Analytical formulas agree within 2% with simulations for local non-Gaussianity with $f_{NL}$ between -100 and 100.

The formalism is valid for densities in [0.5,3] and scales of 15 Mpc/h down to redshift 0.35.

Estimators for $\sigma_8$ and $f_{NL}$ are validated for joint likelihood analysis.

Abstract

Non-Gaussianities of dynamical origin are disentangled from primordial ones using the formalism of large deviation statistics with spherical collapse dynamics. This is achieved by relying on accurate analytical predictions for the one-point probability distribution function (PDF) and the two-point clustering of spherically-averaged cosmic densities (sphere bias). Sphere bias extends the idea of halo bias to intermediate density environments and voids as underdense regions. In the presence of primordial non-Gaussianity, sphere bias displays a strong scale dependence relevant for both high and low density regions, which is predicted analytically. The statistics of densities in spheres are built to model primordial non-Gaussianity via an initial skewness with a scale-dependence that depends on the bispectrum of the underlying model.
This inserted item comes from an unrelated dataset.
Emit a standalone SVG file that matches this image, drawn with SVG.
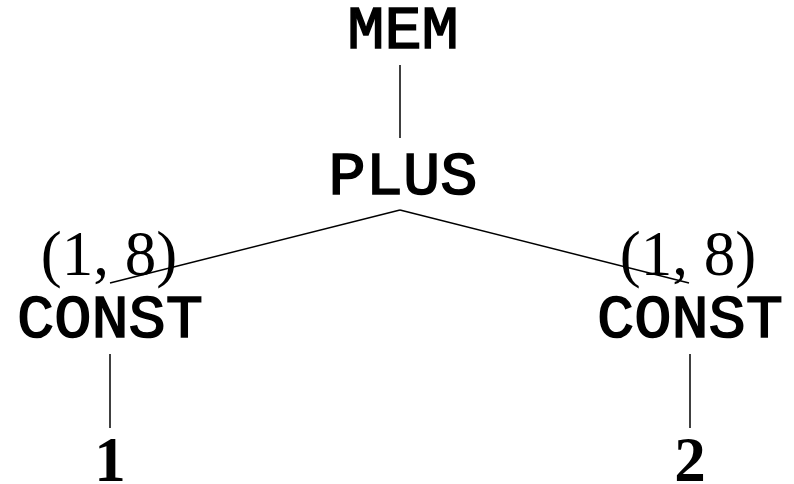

The analytical formulas with the measured nonlinear dark matter variance as input are successfully tested against numerical simulations. For local non-Gaussianity with a range from $f_{\rm NL}=-100$ to $+100$ they are found to agree within 2\% or better for densities $\rho\in[0.5,3]$ in spheres of radius 15 Mpc$/h$ down to $z=0.35$. The validity of the large deviation statistics formalism is thereby established for all observationally relevant local-type departures from perfectly Gaussian initial conditions. The corresponding estimators for the amplitude of the nonlinear variance $\sigma_8$ and primordial skewness $f_{\rm NL}$ are validated using a fiducial joint maximum likelihood experiment. The influence of observational effects and the prospects for a future detection of primordial non-Gaussianity from joint one- and two-point densities-in-spheres statistics are discussed.